## To do
Filter out everything except lines holding "that".
/---
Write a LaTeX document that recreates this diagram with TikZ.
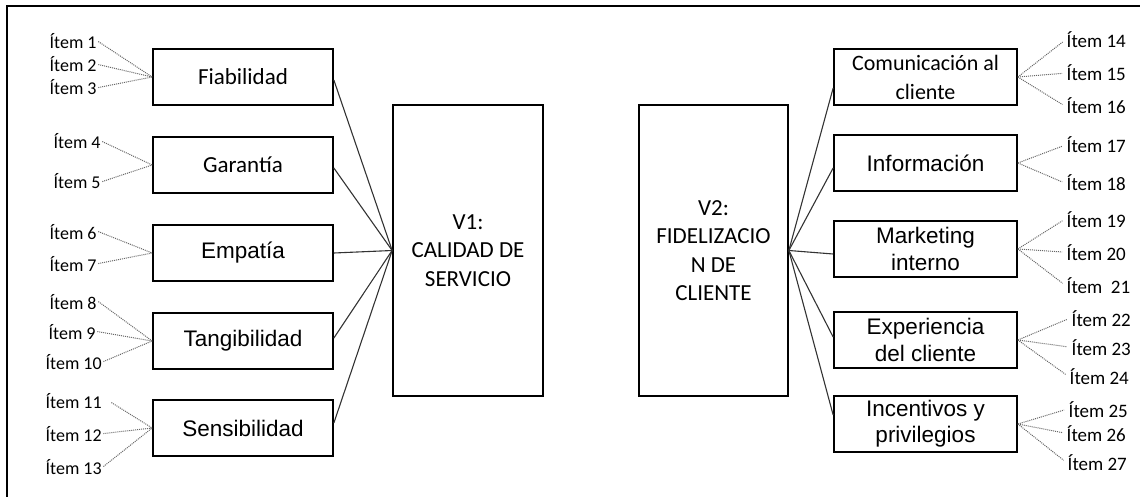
\documentclass[tikz,border=0pt]{standalone}
\usepackage{fontspec}
\setmainfont{Carlito}
\newfontfamily\arialf{Liberation Sans}
\usetikzlibrary{calc}
\begin{document}
\begin{tikzpicture}[x=1pt,y=-1pt,
  frame/.style={line width=2.6pt,black},
  box/.style={draw=black,line width=1.7pt,minimum width=180pt,minimum height=56pt,inner sep=0pt,align=center},
  rbox/.style={box,minimum width=183pt},
  calib/.style={font=\fontsize{23}{29}\selectfont},
  arial/.style={font=\arialf\fontsize{22.5}{27}\selectfont},
  vbox/.style={draw=black,line width=1.7pt,minimum width=150pt,minimum height=291pt,inner sep=0pt,align=center,font=\fontsize{23}{28.5}\selectfont},
  item/.style={font=\fontsize{18}{20}\selectfont,inner sep=1.5pt,anchor=base west},
  ritem/.style={item,font=\fontsize{19}{20}\selectfont},
  link/.style={draw=black!80,line width=1.1pt},
  dots/.style={draw=black!60,line width=1pt,dash pattern=on 1pt off 1pt},
]
\useasboundingbox (0,0) rectangle (1140,497);
\draw[frame] (7,497) -- (7,6) -- (1140,6);

% left boxes
\node[box,calib] (f) at (243,77) {Fiabilidad};
\node[box,calib] (g) at (243,165) {Garantía};
\node[box,arial] (e) at (243,253) {Empatía};
\node[box,arial] (t) at (243,341) {Tangibilidad};
\node[box,arial] (s) at (243,428) {Sensibilidad};

% variables
\node[vbox] (v1) at (468,250.5) {V1:\\CALIDAD DE\\SERVICIO};
\node[vbox,minimum width=149pt] (v2) at (713.5,250.5) {V2:\\FIDELIZACIO\\N DE\\CLIENTE};

% right boxes
\node[rbox,font=\fontsize{22}{29}\selectfont] (c1) at (925.5,77) {Comunicación al\\cliente};
\node[rbox,arial] (c2) at (925.5,163) {Información};
\node[rbox,arial] (c3) at (925.5,249) {Marketing\\interno};
\node[rbox,arial] (c4) at (925.5,340) {Experiencia\\del cliente};
\node[rbox,arial,font=\arialf\fontsize{22.5}{26}\selectfont] (c5) at (925.5,424) {Incentivos y\\privilegios};

% solid connectors
\draw[link] ($(f.east)+(0,3)$) -- (v1.west);
\draw[link] ($(g.east)+(0,3)$) -- (v1.west);
\draw[link] (e.east) -- (v1.west);
\draw[link] ($(t.east)+(0,-3)$) -- (v1.west);
\draw[link] ($(s.east)+(0,-5)$) -- (v1.west);

\draw[link] (v2.east) -- ($(c1.west)+(0,11)$);
\draw[link] (v2.east) -- ($(c2.west)+(0,5)$);
\draw[link] (v2.east) -- ($(c3.west)+(0,5)$);
\draw[link] (v2.east) -- ($(c4.west)+(0,-3)$);
\draw[link] (v2.east) -- ($(c5.west)+(0,-9)$);

% left items
\node[item] (i1) at (48,49) {Ítem 1};
\node[item] (i2) at (48,72) {Ítem 2};
\node[item] (i3) at (48,95) {Ítem 3};
\node[item] (i4) at (52,149) {Ítem 4};
\node[item] (i5) at (52,189) {Ítem 5};
\node[item] (i6) at (48,239) {Ítem 6};
\node[item] (i7) at (48,271) {Ítem 7};
\node[item] (i8) at (48,309) {Ítem 8};
\node[item] (i9) at (47,339) {Ítem 9};
\node[item] (i10) at (44,369) {Ítem 10};
\node[item] (i11) at (44,408) {Ítem 11};
\node[item] (i12) at (44,441) {Ítem 12};
\node[item] (i13) at (44,474) {Ítem 13};

\foreach \i in {1,2,3} \draw[dots] (i\i.east) -- (f.west);
\foreach \i in {4,5} \draw[dots] (i\i.east) -- (g.west);
\foreach \i in {6,7} \draw[dots] (i\i.east) -- (e.west);
\foreach \i in {8,9,10} \draw[dots] (i\i.east) -- (t.west);
\draw[dots] ($(i11.east)+(8,2)$) -- (s.west);
\foreach \i in {12,13} \draw[dots] (i\i.east) -- (s.west);

% right items
\node[ritem] (i14) at (1065,48) {Ítem 14};
\node[ritem] (i15) at (1065,81) {Ítem 15};
\node[ritem] (i16) at (1065,114) {Ítem 16};
\node[ritem] (i17) at (1065,153) {Ítem 17};
\node[ritem] (i18) at (1065,191) {Ítem 18};
\node[ritem] (i19) at (1065,227) {Ítem 19};
\node[ritem] (i20) at (1065,260) {Ítem 20};
\node[ritem] (i21) at (1065,293) {Ítem~~21};
\node[ritem] (i22) at (1070,326) {Ítem 22};
\node[ritem] (i23) at (1070,355) {Ítem 23};
\node[ritem] (i24) at (1068,384) {Ítem 24};
\node[ritem] (i25) at (1067,417) {Ítem 25};
\node[ritem] (i26) at (1065,441) {Ítem 26};
\node[ritem] (i27) at (1066,470) {Ítem 27};

\foreach \i in {14,15,16} \draw[dots,shorten >=3pt] (c1.east) -- (i\i.west);
\foreach \i in {17,18} \draw[dots,shorten >=3pt] (c2.east) -- (i\i.west);
\foreach \i in {19,20,21} \draw[dots,shorten >=3pt] (c3.east) -- (i\i.west);
\foreach \i in {22,23,24} \draw[dots,shorten >=3pt] (c4.east) -- (i\i.west);
\foreach \i in {25,26,27} \draw[dots,shorten >=3pt] (c5.east) -- (i\i.west);
\end{tikzpicture}
\end{document}
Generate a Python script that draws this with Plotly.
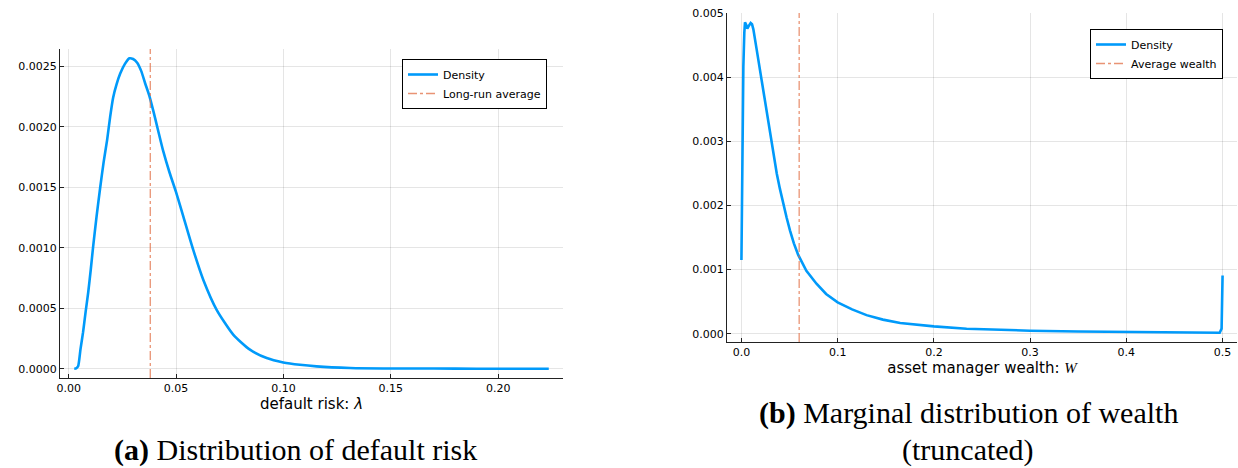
import plotly.graph_objects as go

# ---- data: panel (a) distribution of default risk ----
lam = [0.0026, 0.0035, 0.0044, 0.0055, 0.0067, 0.0079, 0.0091, 0.0103, 0.0114, 0.0130,
       0.0147, 0.0163, 0.0179, 0.0193, 0.0207, 0.0223, 0.0240, 0.0262, 0.0283, 0.0300,
       0.0319, 0.0338, 0.0356, 0.0375, 0.0393, 0.0415, 0.0440, 0.0470, 0.0500, 0.0534,
       0.0580, 0.0627, 0.0689, 0.0767, 0.0844, 0.0922, 0.0999, 0.1077, 0.1154, 0.131,
       0.150, 0.170, 0.190, 0.210, 0.2235]
lam_density = [0.0, 0.000003, 0.00002, 0.00016, 0.0003, 0.00047, 0.00063, 0.00082, 0.00101, 0.00126,
               0.0015, 0.00171, 0.00189, 0.00208, 0.00224, 0.00235, 0.00244, 0.00252, 0.002566, 0.00256,
               0.00253, 0.00246, 0.00236, 0.00226, 0.00214, 0.00198, 0.00180, 0.00162, 0.00146, 0.001257,
               0.000982, 0.000734, 0.000487, 0.00028, 0.000157, 0.000088, 0.000052, 0.000032, 0.000019, 0.000006,
               0.000002, 0.000001, 0.0, 0.0, 0.0]
lam_average = 0.038

# ---- data: panel (b) marginal distribution of wealth ----
wealth = [0.0, 0.001, 0.002, 0.003, 0.0037, 0.005, 0.0061, 0.0075, 0.0096, 0.011,
          0.0124, 0.0159, 0.0193, 0.0228, 0.0262, 0.0297, 0.0332, 0.0367, 0.0400, 0.0435,
          0.0470, 0.0505, 0.0545, 0.059, 0.0675, 0.078, 0.088, 0.100, 0.115, 0.130,
          0.147, 0.165, 0.182, 0.200, 0.234, 0.260, 0.289, 0.300, 0.350, 0.400,
          0.450, 0.497, 0.499, 0.500]
wealth_density = [0.00115, 0.0028, 0.00417, 0.0047, 0.00486, 0.00482, 0.00476, 0.0048, 0.00485, 0.00483,
                  0.00475, 0.00443, 0.00412, 0.00381, 0.00347, 0.00313, 0.00280, 0.00250, 0.00226, 0.00202,
                  0.00181, 0.00161, 0.00141, 0.00123, 0.00098, 0.00078, 0.00062, 0.00049, 0.00038, 0.00029,
                  0.00022, 0.000166, 0.000138, 0.000114, 0.000078, 0.000064, 0.000052, 0.000047, 0.000034, 0.000025,
                  0.00002, 0.000016, 0.00008, 0.00091]
wealth_average = 0.06

# tick labels
left_xticks = [0.0, 0.05, 0.10, 0.15, 0.20]
left_yticks = [0.0, 0.0005, 0.0010, 0.0015, 0.0020, 0.0025]
right_xticks = [0.0, 0.1, 0.2, 0.3, 0.4, 0.5]
right_yticks = [0.0, 0.001, 0.002, 0.003, 0.004, 0.005]

# ---- styling ----
W_, H_ = 1238, 468
BLUE = "#009AFA"
ORANGE = "rgba(226,111,70,0.75)"
SANS = "DejaVu Sans"
SERIF = "Liberation Serif"


def pad(lo, hi, f=0.03):
    r = hi - lo
    return [lo - f * r, hi + f * r]


lx_range = pad(min(lam), max(lam))
ly_range = pad(min(lam_density), max(lam_density))
rx_range = pad(min(wealth), max(wealth))
ry_range = pad(min(wealth_density), max(wealth_density))

fig = go.Figure()

fig.add_trace(go.Scatter(x=lam, y=lam_density, mode="lines", name="Density",
                         line=dict(color=BLUE, width=2.6, shape="spline", smoothing=0.6),
                         xaxis="x", yaxis="y", legend="legend"))
fig.add_trace(go.Scatter(x=[lam_average, lam_average], y=ly_range, mode="lines",
                         name="Long-run average",
                         line=dict(color=ORANGE, width=1.3, dash="dashdot"),
                         xaxis="x", yaxis="y", legend="legend"))
fig.add_trace(go.Scatter(x=wealth, y=wealth_density, mode="lines", name="Density",
                         line=dict(color=BLUE, width=2.6), xaxis="x2", yaxis="y2",
                         legend="legend2"))
fig.add_trace(go.Scatter(x=[wealth_average, wealth_average], y=ry_range, mode="lines",
                         name="Average wealth",
                         line=dict(color=ORANGE, width=1.3, dash="dashdot"),
                         xaxis="x2", yaxis="y2", legend="legend2"))

axis_common = dict(showgrid=True, gridcolor="rgba(0,0,0,0.1)", gridwidth=1,
                   showline=True, linecolor="#222", linewidth=1,
                   ticks="inside", ticklen=4, tickcolor="#222", automargin=False,
                   zeroline=False, tickfont=dict(family=SANS, size=11, color="#000"),
                   title_font=dict(family=SANS, size=15, color="#000"))


def px_x(p):
    return p / W_


def px_y(p):
    return (H_ - p) / H_


legend_common = dict(xanchor="right", yanchor="top", bgcolor="white",
                     bordercolor="#000", borderwidth=1, itemwidth=30,
                     font=dict(family=SANS, size=11, color="#000"), tracegroupgap=0)

fig.update_layout(
    width=W_, height=H_, margin=dict(l=0, r=0, t=0, b=0, autoexpand=False),
    paper_bgcolor="white", plot_bgcolor="white",
    xaxis=dict(domain=[px_x(60), px_x(563)], range=lx_range, anchor="y",
               tickvals=left_xticks, tickformat=".2f",
               title=dict(text="default risk: <i>λ</i>", standoff=4), **axis_common),
    yaxis=dict(domain=[px_y(378), px_y(49)], range=ly_range, anchor="x",
               tickvals=left_yticks, tickformat=".4f", **axis_common),
    xaxis2=dict(domain=[px_x(727), px_x(1237)], range=rx_range, anchor="y2",
                tickvals=right_xticks, tickformat=".1f",
                title=dict(text="asset manager wealth: <span style='font-family:Liberation Serif'><i>W</i></span>",
                           standoff=4), **axis_common),
    yaxis2=dict(domain=[px_y(342), px_y(13)], range=ry_range, anchor="x2",
                tickvals=right_yticks, tickformat=".3f", **axis_common),
    legend=dict(x=px_x(547), y=px_y(59), **legend_common),
    legend2=dict(x=px_x(1223), y=px_y(29), **legend_common),
    showlegend=True,
)

caption_font = dict(family=SERIF, size=30, color="#000")
fig.add_annotation(text="<b>(a)</b> Distribution of default risk", x=px_x(295), y=px_y(450),
                   xref="paper", yref="paper", xanchor="center", yanchor="middle",
                   showarrow=False, font=caption_font)
fig.add_annotation(text="<b>(b)</b> Marginal distribution of wealth", x=px_x(968), y=px_y(413),
                   xref="paper", yref="paper", xanchor="center", yanchor="middle",
                   showarrow=False, font=caption_font)
fig.add_annotation(text="(truncated)", x=px_x(968), y=px_y(450),
                   xref="paper", yref="paper", xanchor="center", yanchor="middle",
                   showarrow=False, font=caption_font)

fig.write_html("out.html", config={"displayModeBar": False},
               post_script="document.body.style.margin='0px';document.body.style.overflow='hidden';")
\---
## Expected answer
Write a LaTeX document that recreates this diagram with TikZ.
Generate a Python script that draws this with Plotly.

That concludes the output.